→ **REQUIREMENTS**: With the images removed, repeat the data below exactly.

→ **GIVEN MATERIAL**:
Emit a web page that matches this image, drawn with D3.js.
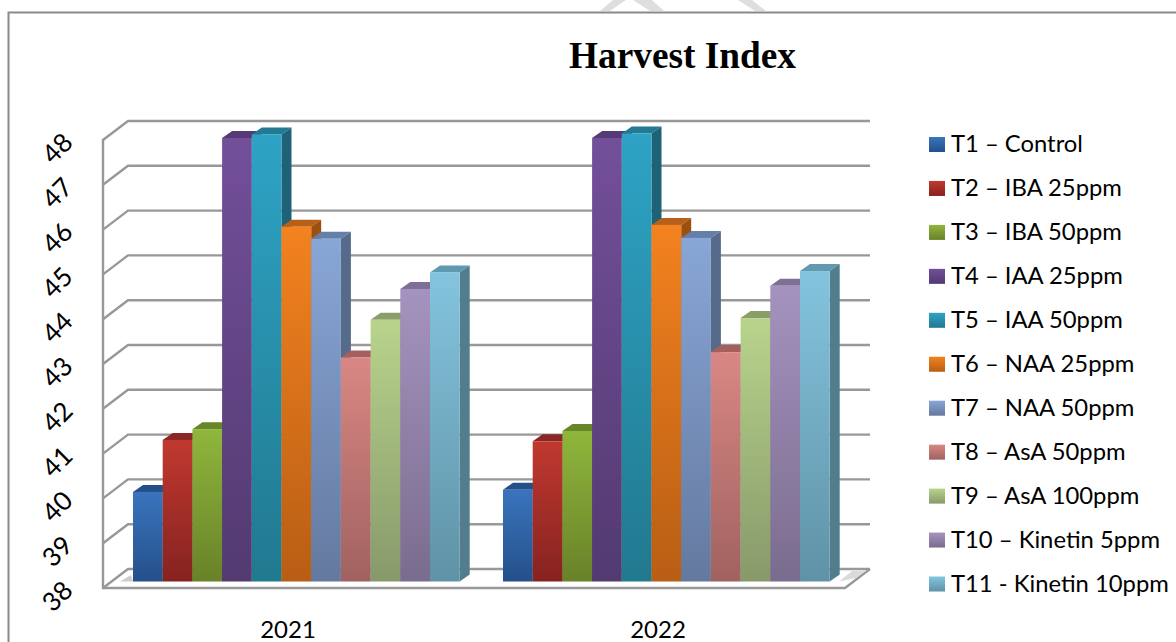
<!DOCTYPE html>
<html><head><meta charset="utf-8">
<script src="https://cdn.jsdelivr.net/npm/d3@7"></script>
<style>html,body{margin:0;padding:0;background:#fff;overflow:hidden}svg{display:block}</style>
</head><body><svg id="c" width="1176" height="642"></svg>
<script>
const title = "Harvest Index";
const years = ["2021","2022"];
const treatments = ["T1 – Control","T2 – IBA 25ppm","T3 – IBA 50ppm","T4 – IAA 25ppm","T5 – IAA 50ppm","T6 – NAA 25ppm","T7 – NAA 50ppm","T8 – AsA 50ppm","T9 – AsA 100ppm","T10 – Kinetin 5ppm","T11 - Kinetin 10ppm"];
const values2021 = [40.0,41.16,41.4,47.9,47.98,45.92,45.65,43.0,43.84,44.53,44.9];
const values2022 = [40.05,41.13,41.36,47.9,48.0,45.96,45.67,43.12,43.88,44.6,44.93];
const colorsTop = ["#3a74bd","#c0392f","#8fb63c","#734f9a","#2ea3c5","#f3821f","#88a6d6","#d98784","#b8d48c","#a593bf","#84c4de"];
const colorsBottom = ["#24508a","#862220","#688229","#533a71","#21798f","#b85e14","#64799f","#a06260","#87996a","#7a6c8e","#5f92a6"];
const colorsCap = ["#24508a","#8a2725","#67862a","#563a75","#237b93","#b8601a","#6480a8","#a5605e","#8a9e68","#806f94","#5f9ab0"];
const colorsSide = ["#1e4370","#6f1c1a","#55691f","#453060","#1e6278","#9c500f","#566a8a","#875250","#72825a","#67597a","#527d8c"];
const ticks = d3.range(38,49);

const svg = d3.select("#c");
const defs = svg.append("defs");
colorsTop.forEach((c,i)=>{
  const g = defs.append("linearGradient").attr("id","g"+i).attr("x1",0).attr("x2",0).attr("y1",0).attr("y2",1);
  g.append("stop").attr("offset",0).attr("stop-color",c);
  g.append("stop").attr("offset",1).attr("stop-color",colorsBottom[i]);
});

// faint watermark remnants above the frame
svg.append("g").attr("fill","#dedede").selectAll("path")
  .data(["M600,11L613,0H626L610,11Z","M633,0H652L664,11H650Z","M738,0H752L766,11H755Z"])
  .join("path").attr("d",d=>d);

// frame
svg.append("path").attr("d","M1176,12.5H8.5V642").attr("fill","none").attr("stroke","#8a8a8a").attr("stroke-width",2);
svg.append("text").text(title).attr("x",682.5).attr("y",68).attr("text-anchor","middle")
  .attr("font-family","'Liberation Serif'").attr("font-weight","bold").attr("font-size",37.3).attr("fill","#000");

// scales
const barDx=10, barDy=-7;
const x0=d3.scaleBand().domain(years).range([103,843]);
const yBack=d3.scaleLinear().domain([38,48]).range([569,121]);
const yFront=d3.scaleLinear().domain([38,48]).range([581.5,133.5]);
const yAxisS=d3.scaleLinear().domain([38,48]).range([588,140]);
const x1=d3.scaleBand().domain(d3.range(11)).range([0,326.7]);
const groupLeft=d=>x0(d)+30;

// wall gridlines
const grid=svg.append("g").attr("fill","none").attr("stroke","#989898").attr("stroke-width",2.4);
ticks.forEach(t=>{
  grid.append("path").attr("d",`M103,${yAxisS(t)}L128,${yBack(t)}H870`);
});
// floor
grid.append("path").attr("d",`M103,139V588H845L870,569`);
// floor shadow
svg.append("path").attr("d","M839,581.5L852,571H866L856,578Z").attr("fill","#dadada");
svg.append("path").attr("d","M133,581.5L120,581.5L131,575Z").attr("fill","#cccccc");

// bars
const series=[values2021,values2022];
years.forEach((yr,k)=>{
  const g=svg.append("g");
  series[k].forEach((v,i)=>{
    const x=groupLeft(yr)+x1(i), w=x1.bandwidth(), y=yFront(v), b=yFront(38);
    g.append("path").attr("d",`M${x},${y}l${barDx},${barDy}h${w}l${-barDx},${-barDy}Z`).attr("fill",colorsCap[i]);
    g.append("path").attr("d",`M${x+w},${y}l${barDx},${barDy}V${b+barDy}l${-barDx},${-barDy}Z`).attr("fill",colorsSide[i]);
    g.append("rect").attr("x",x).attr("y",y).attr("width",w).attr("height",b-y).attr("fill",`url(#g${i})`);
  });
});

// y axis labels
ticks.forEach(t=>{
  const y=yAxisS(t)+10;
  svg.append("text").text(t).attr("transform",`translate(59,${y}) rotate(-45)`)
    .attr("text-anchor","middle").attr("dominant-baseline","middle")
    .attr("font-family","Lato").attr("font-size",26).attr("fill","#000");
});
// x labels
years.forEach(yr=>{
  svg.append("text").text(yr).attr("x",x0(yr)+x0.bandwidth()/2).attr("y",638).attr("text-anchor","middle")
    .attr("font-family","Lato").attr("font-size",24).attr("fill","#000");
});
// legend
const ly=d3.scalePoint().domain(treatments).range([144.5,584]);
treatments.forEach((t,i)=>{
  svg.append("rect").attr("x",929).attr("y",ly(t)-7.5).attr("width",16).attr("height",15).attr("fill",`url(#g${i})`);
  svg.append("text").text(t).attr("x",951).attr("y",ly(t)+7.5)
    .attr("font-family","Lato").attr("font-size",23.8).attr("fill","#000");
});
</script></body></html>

→ **SOLUTION TO THE PROBLEM**:
Emit a web page that matches this image, drawn with D3.js.
<!DOCTYPE html>
<html><head><meta charset="utf-8">
<script src="https://cdn.jsdelivr.net/npm/d3@7"></script>
<style>html,body{margin:0;padding:0;background:#fff;overflow:hidden}svg{display:block}</style>
</head><body><svg id="c" width="1176" height="642"></svg>
<script>
const title = "Harvest Index";
const years = ["2021","2022"];
const treatments = ["T1 – Control","T2 – IBA 25ppm","T3 – IBA 50ppm","T4 – IAA 25ppm","T5 – IAA 50ppm","T6 – NAA 25ppm","T7 – NAA 50ppm","T8 – AsA 50ppm","T9 – AsA 100ppm","T10 – Kinetin 5ppm","T11 - Kinetin 10ppm"];
const values2021 = [40.0,41.16,41.4,47.9,47.98,45.92,45.65,43.0,43.84,44.53,44.9];
const values2022 = [40.05,41.13,41.36,47.9,48.0,45.96,45.67,43.12,43.88,44.6,44.93];
const colorsTop = ["#3a74bd","#c0392f","#8fb63c","#734f9a","#2ea3c5","#f3821f","#88a6d6","#d98784","#b8d48c","#a593bf","#84c4de"];
const colorsBottom = ["#24508a","#862220","#688229","#533a71","#21798f","#b85e14","#64799f","#a06260","#87996a","#7a6c8e","#5f92a6"];
const colorsCap = ["#24508a","#8a2725","#67862a","#563a75","#237b93","#b8601a","#6480a8","#a5605e","#8a9e68","#806f94","#5f9ab0"];
const colorsSide = ["#1e4370","#6f1c1a","#55691f","#453060","#1e6278","#9c500f","#566a8a","#875250","#72825a","#67597a","#527d8c"];
const ticks = d3.range(38,49);

const svg = d3.select("#c");
const defs = svg.append("defs");
colorsTop.forEach((c,i)=>{
  const g = defs.append("linearGradient").attr("id","g"+i).attr("x1",0).attr("x2",0).attr("y1",0).attr("y2",1);
  g.append("stop").attr("offset",0).attr("stop-color",c);
  g.append("stop").attr("offset",1).attr("stop-color",colorsBottom[i]);
});

// faint watermark remnants above the frame
svg.append("g").attr("fill","#dedede").selectAll("path")
  .data(["M600,11L613,0H626L610,11Z","M633,0H652L664,11H650Z","M738,0H752L766,11H755Z"])
  .join("path").attr("d",d=>d);

// frame
svg.append("path").attr("d","M1176,12.5H8.5V642").attr("fill","none").attr("stroke","#8a8a8a").attr("stroke-width",2);
svg.append("text").text(title).attr("x",682.5).attr("y",68).attr("text-anchor","middle")
  .attr("font-family","'Liberation Serif'").attr("font-weight","bold").attr("font-size",37.3).attr("fill","#000");

// scales
const barDx=10, barDy=-7;
const x0=d3.scaleBand().domain(years).range([103,843]);
const yBack=d3.scaleLinear().domain([38,48]).range([569,121]);
const yFront=d3.scaleLinear().domain([38,48]).range([581.5,133.5]);
const yAxisS=d3.scaleLinear().domain([38,48]).range([588,140]);
const x1=d3.scaleBand().domain(d3.range(11)).range([0,326.7]);
const groupLeft=d=>x0(d)+30;

// wall gridlines
const grid=svg.append("g").attr("fill","none").attr("stroke","#989898").attr("stroke-width",2.4);
ticks.forEach(t=>{
  grid.append("path").attr("d",`M103,${yAxisS(t)}L128,${yBack(t)}H870`);
});
// floor
grid.append("path").attr("d",`M103,139V588H845L870,569`);
// floor shadow
svg.append("path").attr("d","M839,581.5L852,571H866L856,578Z").attr("fill","#dadada");
svg.append("path").attr("d","M133,581.5L120,581.5L131,575Z").attr("fill","#cccccc");

// bars
const series=[values2021,values2022];
years.forEach((yr,k)=>{
  const g=svg.append("g");
  series[k].forEach((v,i)=>{
    const x=groupLeft(yr)+x1(i), w=x1.bandwidth(), y=yFront(v), b=yFront(38);
    g.append("path").attr("d",`M${x},${y}l${barDx},${barDy}h${w}l${-barDx},${-barDy}Z`).attr("fill",colorsCap[i]);
    g.append("path").attr("d",`M${x+w},${y}l${barDx},${barDy}V${b+barDy}l${-barDx},${-barDy}Z`).attr("fill",colorsSide[i]);
    g.append("rect").attr("x",x).attr("y",y).attr("width",w).attr("height",b-y).attr("fill",`url(#g${i})`);
  });
});

// y axis labels
ticks.forEach(t=>{
  const y=yAxisS(t)+10;
  svg.append("text").text(t).attr("transform",`translate(59,${y}) rotate(-45)`)
    .attr("text-anchor","middle").attr("dominant-baseline","middle")
    .attr("font-family","Lato").attr("font-size",26).attr("fill","#000");
});
// x labels
years.forEach(yr=>{
  svg.append("text").text(yr).attr("x",x0(yr)+x0.bandwidth()/2).attr("y",638).attr("text-anchor","middle")
    .attr("font-family","Lato").attr("font-size",24).attr("fill","#000");
});
// legend
const ly=d3.scalePoint().domain(treatments).range([144.5,584]);
treatments.forEach((t,i)=>{
  svg.append("rect").attr("x",929).attr("y",ly(t)-7.5).attr("width",16).attr("height",15).attr("fill",`url(#g${i})`);
  svg.append("text").text(t).attr("x",951).attr("y",ly(t)+7.5)
    .attr("font-family","Lato").attr("font-size",23.8).attr("fill","#000");
});
</script></body></html>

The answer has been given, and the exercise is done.